WHAT THIS TASK INVOLVES = Would you repeat the listing exactly but omit every picture?

━━ SUPPLIED DATA ━━

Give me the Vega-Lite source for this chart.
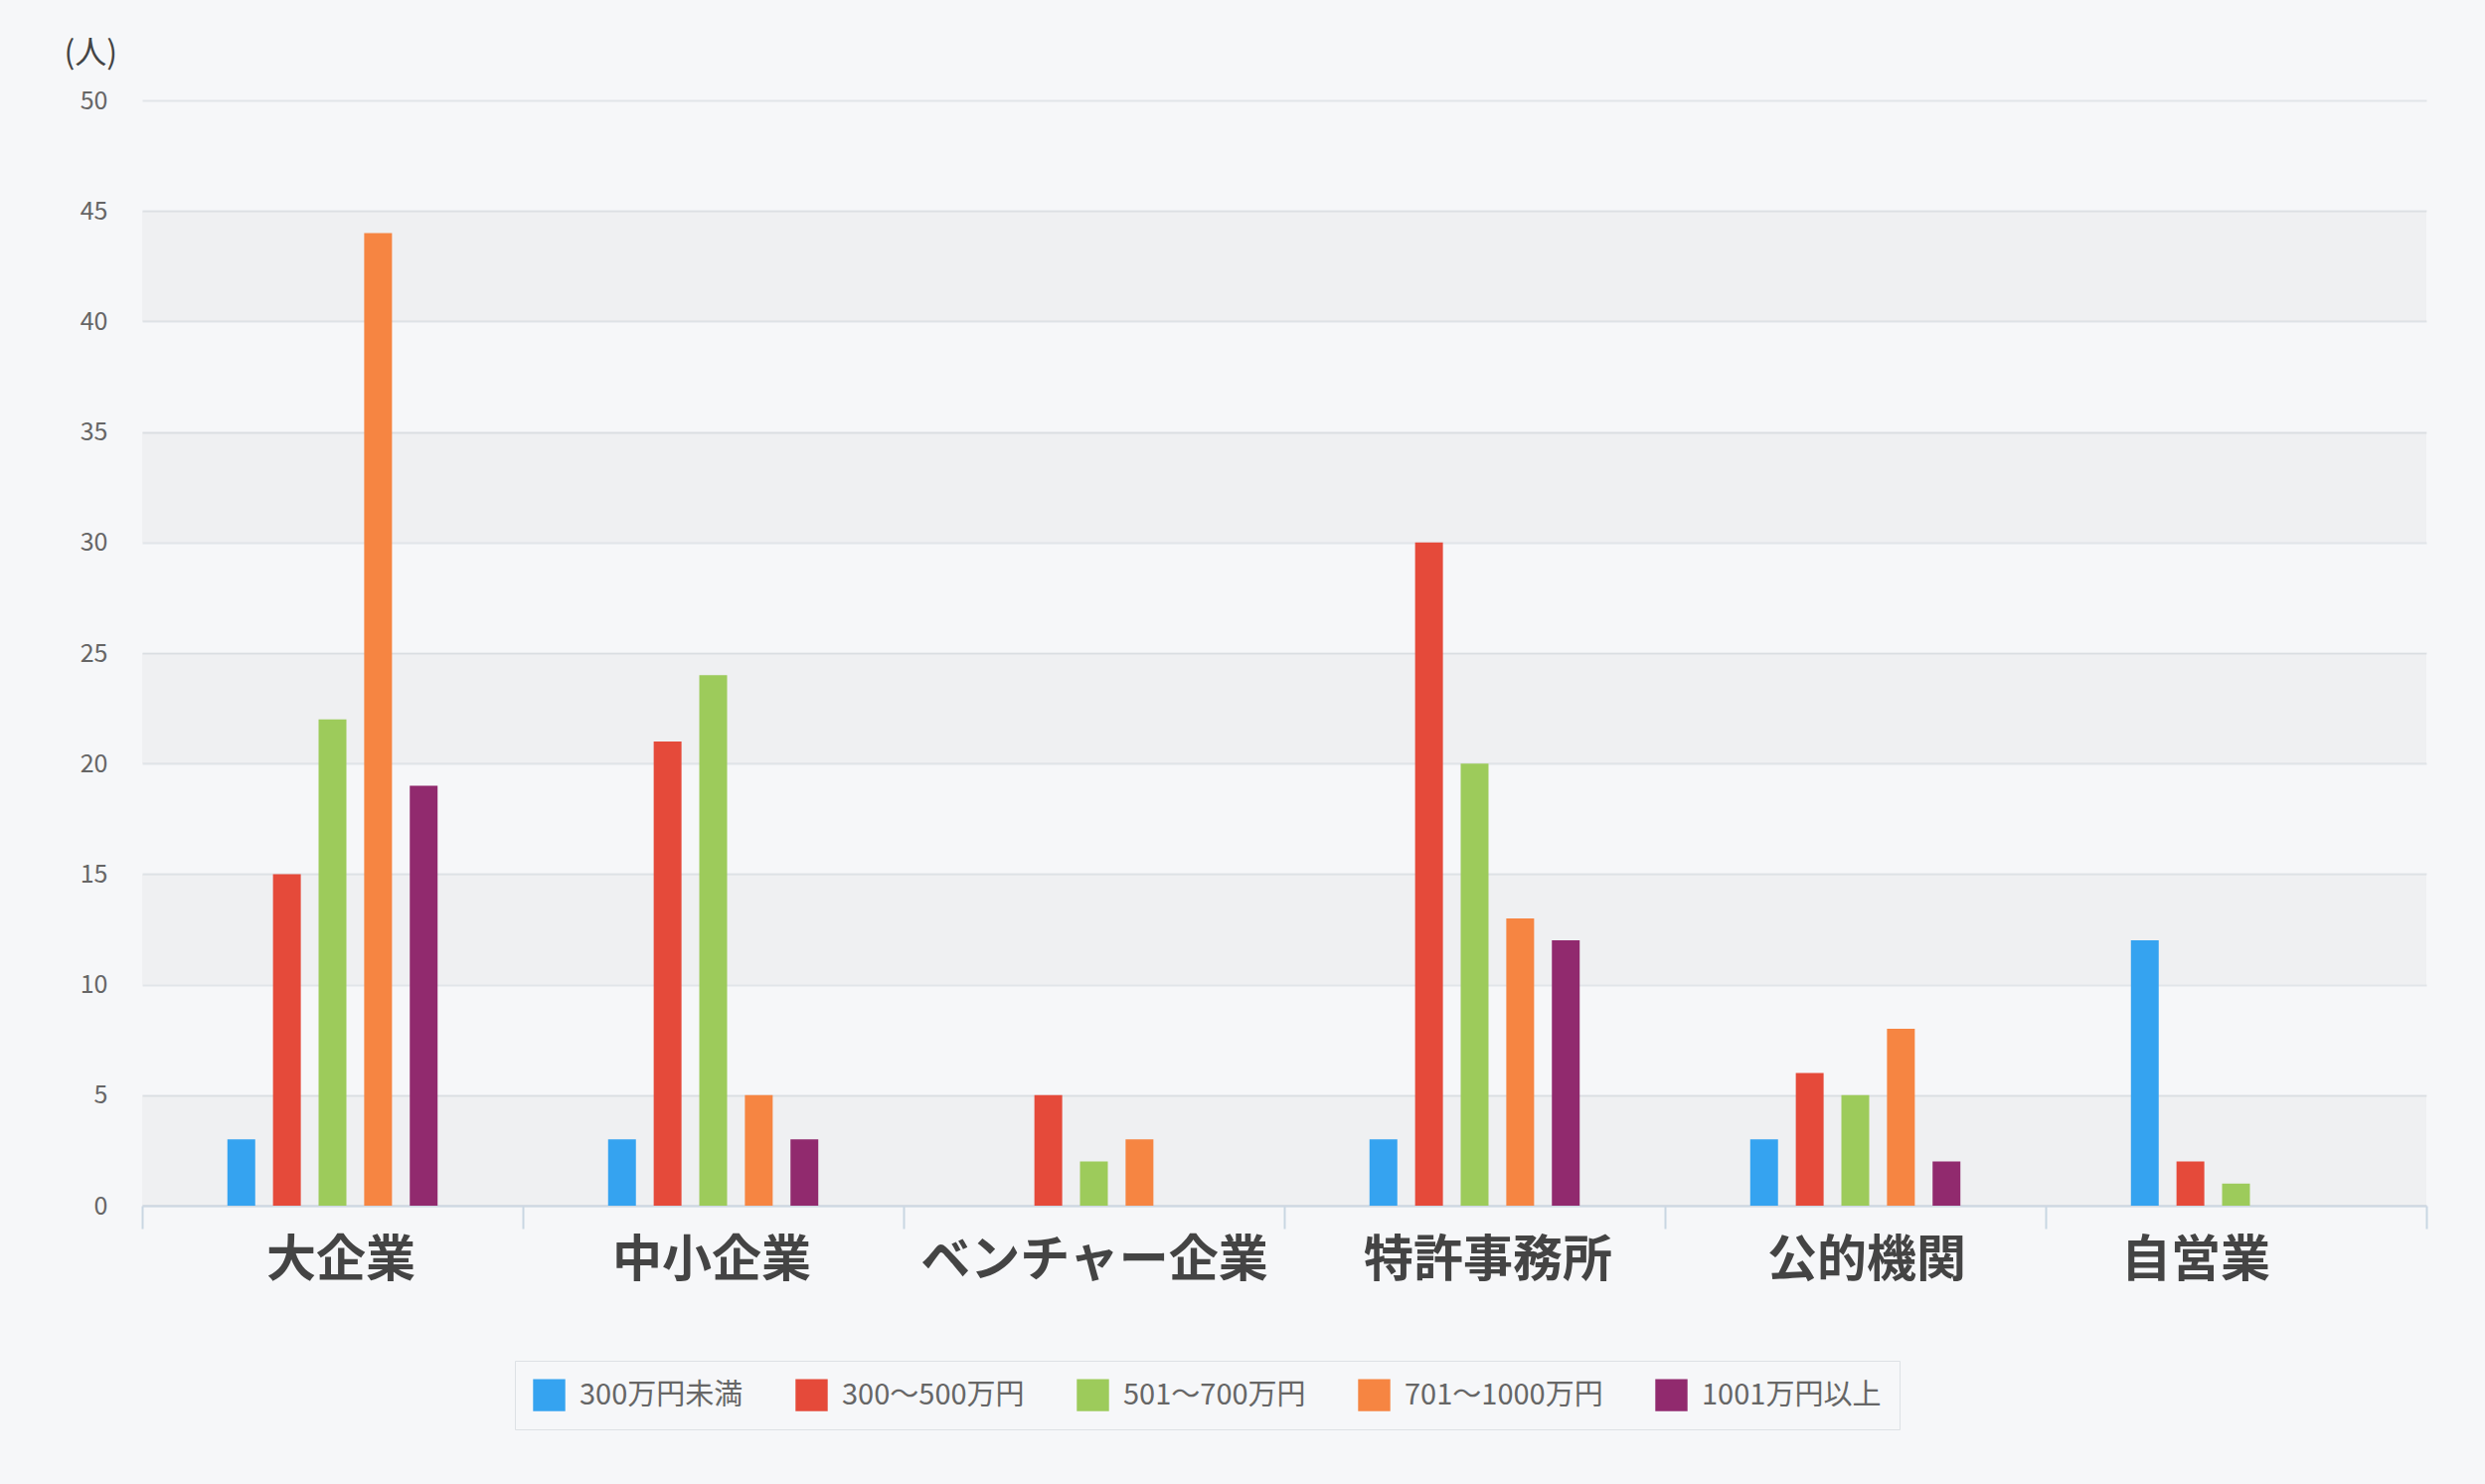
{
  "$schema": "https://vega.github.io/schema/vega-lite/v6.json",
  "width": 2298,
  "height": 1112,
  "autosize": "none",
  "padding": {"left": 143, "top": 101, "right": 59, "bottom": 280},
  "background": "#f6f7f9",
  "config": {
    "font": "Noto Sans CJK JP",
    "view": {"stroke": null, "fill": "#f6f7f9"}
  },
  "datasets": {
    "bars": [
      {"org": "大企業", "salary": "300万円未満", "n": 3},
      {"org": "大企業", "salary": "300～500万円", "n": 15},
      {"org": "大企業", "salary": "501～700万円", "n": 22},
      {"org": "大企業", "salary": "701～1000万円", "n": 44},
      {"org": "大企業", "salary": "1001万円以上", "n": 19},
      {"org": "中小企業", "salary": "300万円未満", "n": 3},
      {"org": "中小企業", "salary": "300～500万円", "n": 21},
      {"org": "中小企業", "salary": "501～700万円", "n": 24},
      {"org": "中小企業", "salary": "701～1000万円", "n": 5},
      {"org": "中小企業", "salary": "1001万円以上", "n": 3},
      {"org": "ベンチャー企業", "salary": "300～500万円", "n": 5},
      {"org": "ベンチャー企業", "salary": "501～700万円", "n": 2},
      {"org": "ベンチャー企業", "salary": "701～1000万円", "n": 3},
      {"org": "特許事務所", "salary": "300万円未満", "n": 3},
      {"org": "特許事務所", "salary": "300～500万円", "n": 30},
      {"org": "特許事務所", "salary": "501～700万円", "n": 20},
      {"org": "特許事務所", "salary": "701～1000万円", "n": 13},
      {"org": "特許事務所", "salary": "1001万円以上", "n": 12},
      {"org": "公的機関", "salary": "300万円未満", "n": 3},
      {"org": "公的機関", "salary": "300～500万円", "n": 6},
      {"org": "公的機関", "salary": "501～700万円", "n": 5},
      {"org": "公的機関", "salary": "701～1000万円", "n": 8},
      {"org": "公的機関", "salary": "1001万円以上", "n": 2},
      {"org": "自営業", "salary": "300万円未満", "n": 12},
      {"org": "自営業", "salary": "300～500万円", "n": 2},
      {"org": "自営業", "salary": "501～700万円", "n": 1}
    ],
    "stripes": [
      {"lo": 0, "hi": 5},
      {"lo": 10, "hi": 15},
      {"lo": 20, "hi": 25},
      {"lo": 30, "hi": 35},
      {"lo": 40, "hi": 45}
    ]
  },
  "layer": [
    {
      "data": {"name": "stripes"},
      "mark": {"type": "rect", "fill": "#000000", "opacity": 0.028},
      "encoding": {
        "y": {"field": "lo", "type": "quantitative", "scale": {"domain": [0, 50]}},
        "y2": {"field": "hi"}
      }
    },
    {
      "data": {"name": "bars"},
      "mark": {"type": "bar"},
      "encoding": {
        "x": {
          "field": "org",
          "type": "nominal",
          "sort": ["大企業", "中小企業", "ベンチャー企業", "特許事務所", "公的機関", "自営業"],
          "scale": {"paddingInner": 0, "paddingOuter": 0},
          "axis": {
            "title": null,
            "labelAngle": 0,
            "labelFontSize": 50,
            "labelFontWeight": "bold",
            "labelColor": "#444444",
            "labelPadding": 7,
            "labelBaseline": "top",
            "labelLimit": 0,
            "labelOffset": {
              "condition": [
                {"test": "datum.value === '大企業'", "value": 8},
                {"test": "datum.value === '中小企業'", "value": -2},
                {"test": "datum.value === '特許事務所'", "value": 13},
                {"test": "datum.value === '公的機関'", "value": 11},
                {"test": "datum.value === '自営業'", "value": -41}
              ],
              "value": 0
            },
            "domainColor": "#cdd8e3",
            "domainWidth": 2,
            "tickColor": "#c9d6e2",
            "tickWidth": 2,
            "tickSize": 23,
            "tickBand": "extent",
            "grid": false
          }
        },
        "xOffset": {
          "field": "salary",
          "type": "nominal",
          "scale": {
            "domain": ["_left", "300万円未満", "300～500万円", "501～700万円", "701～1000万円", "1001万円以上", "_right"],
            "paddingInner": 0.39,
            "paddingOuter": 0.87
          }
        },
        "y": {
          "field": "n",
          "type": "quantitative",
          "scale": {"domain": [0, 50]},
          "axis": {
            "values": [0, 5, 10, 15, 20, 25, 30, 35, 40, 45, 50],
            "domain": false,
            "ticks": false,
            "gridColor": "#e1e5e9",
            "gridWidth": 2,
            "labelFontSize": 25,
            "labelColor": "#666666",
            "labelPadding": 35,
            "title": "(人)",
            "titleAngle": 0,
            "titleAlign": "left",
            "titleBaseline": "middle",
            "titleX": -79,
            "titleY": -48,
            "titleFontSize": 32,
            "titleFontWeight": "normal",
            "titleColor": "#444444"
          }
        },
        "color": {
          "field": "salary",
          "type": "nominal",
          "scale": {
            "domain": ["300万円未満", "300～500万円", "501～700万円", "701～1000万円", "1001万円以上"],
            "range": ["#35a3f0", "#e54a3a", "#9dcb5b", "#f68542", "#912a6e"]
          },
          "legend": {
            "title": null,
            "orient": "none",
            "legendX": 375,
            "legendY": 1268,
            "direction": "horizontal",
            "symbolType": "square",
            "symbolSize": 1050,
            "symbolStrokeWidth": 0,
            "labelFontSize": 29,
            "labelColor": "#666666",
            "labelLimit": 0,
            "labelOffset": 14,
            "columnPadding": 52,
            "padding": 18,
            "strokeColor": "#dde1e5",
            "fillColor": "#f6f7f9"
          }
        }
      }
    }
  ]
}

━━━

REPLY TO THE TASK =
Give me the Vega-Lite source for this chart.
{
  "$schema": "https://vega.github.io/schema/vega-lite/v6.json",
  "width": 2298,
  "height": 1112,
  "autosize": "none",
  "padding": {"left": 143, "top": 101, "right": 59, "bottom": 280},
  "background": "#f6f7f9",
  "config": {
    "font": "Noto Sans CJK JP",
    "view": {"stroke": null, "fill": "#f6f7f9"}
  },
  "datasets": {
    "bars": [
      {"org": "大企業", "salary": "300万円未満", "n": 3},
      {"org": "大企業", "salary": "300～500万円", "n": 15},
      {"org": "大企業", "salary": "501～700万円", "n": 22},
      {"org": "大企業", "salary": "701～1000万円", "n": 44},
      {"org": "大企業", "salary": "1001万円以上", "n": 19},
      {"org": "中小企業", "salary": "300万円未満", "n": 3},
      {"org": "中小企業", "salary": "300～500万円", "n": 21},
      {"org": "中小企業", "salary": "501～700万円", "n": 24},
      {"org": "中小企業", "salary": "701～1000万円", "n": 5},
      {"org": "中小企業", "salary": "1001万円以上", "n": 3},
      {"org": "ベンチャー企業", "salary": "300～500万円", "n": 5},
      {"org": "ベンチャー企業", "salary": "501～700万円", "n": 2},
      {"org": "ベンチャー企業", "salary": "701～1000万円", "n": 3},
      {"org": "特許事務所", "salary": "300万円未満", "n": 3},
      {"org": "特許事務所", "salary": "300～500万円", "n": 30},
      {"org": "特許事務所", "salary": "501～700万円", "n": 20},
      {"org": "特許事務所", "salary": "701～1000万円", "n": 13},
      {"org": "特許事務所", "salary": "1001万円以上", "n": 12},
      {"org": "公的機関", "salary": "300万円未満", "n": 3},
      {"org": "公的機関", "salary": "300～500万円", "n": 6},
      {"org": "公的機関", "salary": "501～700万円", "n": 5},
      {"org": "公的機関", "salary": "701～1000万円", "n": 8},
      {"org": "公的機関", "salary": "1001万円以上", "n": 2},
      {"org": "自営業", "salary": "300万円未満", "n": 12},
      {"org": "自営業", "salary": "300～500万円", "n": 2},
      {"org": "自営業", "salary": "501～700万円", "n": 1}
    ],
    "stripes": [
      {"lo": 0, "hi": 5},
      {"lo": 10, "hi": 15},
      {"lo": 20, "hi": 25},
      {"lo": 30, "hi": 35},
      {"lo": 40, "hi": 45}
    ]
  },
  "layer": [
    {
      "data": {"name": "stripes"},
      "mark": {"type": "rect", "fill": "#000000", "opacity": 0.028},
      "encoding": {
        "y": {"field": "lo", "type": "quantitative", "scale": {"domain": [0, 50]}},
        "y2": {"field": "hi"}
      }
    },
    {
      "data": {"name": "bars"},
      "mark": {"type": "bar"},
      "encoding": {
        "x": {
          "field": "org",
          "type": "nominal",
          "sort": ["大企業", "中小企業", "ベンチャー企業", "特許事務所", "公的機関", "自営業"],
          "scale": {"paddingInner": 0, "paddingOuter": 0},
          "axis": {
            "title": null,
            "labelAngle": 0,
            "labelFontSize": 50,
            "labelFontWeight": "bold",
            "labelColor": "#444444",
            "labelPadding": 7,
            "labelBaseline": "top",
            "labelLimit": 0,
            "labelOffset": {
              "condition": [
                {"test": "datum.value === '大企業'", "value": 8},
                {"test": "datum.value === '中小企業'", "value": -2},
                {"test": "datum.value === '特許事務所'", "value": 13},
                {"test": "datum.value === '公的機関'", "value": 11},
                {"test": "datum.value === '自営業'", "value": -41}
              ],
              "value": 0
            },
            "domainColor": "#cdd8e3",
            "domainWidth": 2,
            "tickColor": "#c9d6e2",
            "tickWidth": 2,
            "tickSize": 23,
            "tickBand": "extent",
            "grid": false
          }
        },
        "xOffset": {
          "field": "salary",
          "type": "nominal",
          "scale": {
            "domain": ["_left", "300万円未満", "300～500万円", "501～700万円", "701～1000万円", "1001万円以上", "_right"],
            "paddingInner": 0.39,
            "paddingOuter": 0.87
          }
        },
        "y": {
          "field": "n",
          "type": "quantitative",
          "scale": {"domain": [0, 50]},
          "axis": {
            "values": [0, 5, 10, 15, 20, 25, 30, 35, 40, 45, 50],
            "domain": false,
            "ticks": false,
            "gridColor": "#e1e5e9",
            "gridWidth": 2,
            "labelFontSize": 25,
            "labelColor": "#666666",
            "labelPadding": 35,
            "title": "(人)",
            "titleAngle": 0,
            "titleAlign": "left",
            "titleBaseline": "middle",
            "titleX": -79,
            "titleY": -48,
            "titleFontSize": 32,
            "titleFontWeight": "normal",
            "titleColor": "#444444"
          }
        },
        "color": {
          "field": "salary",
          "type": "nominal",
          "scale": {
            "domain": ["300万円未満", "300～500万円", "501～700万円", "701～1000万円", "1001万円以上"],
            "range": ["#35a3f0", "#e54a3a", "#9dcb5b", "#f68542", "#912a6e"]
          },
          "legend": {
            "title": null,
            "orient": "none",
            "legendX": 375,
            "legendY": 1268,
            "direction": "horizontal",
            "symbolType": "square",
            "symbolSize": 1050,
            "symbolStrokeWidth": 0,
            "labelFontSize": 29,
            "labelColor": "#666666",
            "labelLimit": 0,
            "labelOffset": 14,
            "columnPadding": 52,
            "padding": 18,
            "strokeColor": "#dde1e5",
            "fillColor": "#f6f7f9"
          }
        }
      }
    }
  ]
}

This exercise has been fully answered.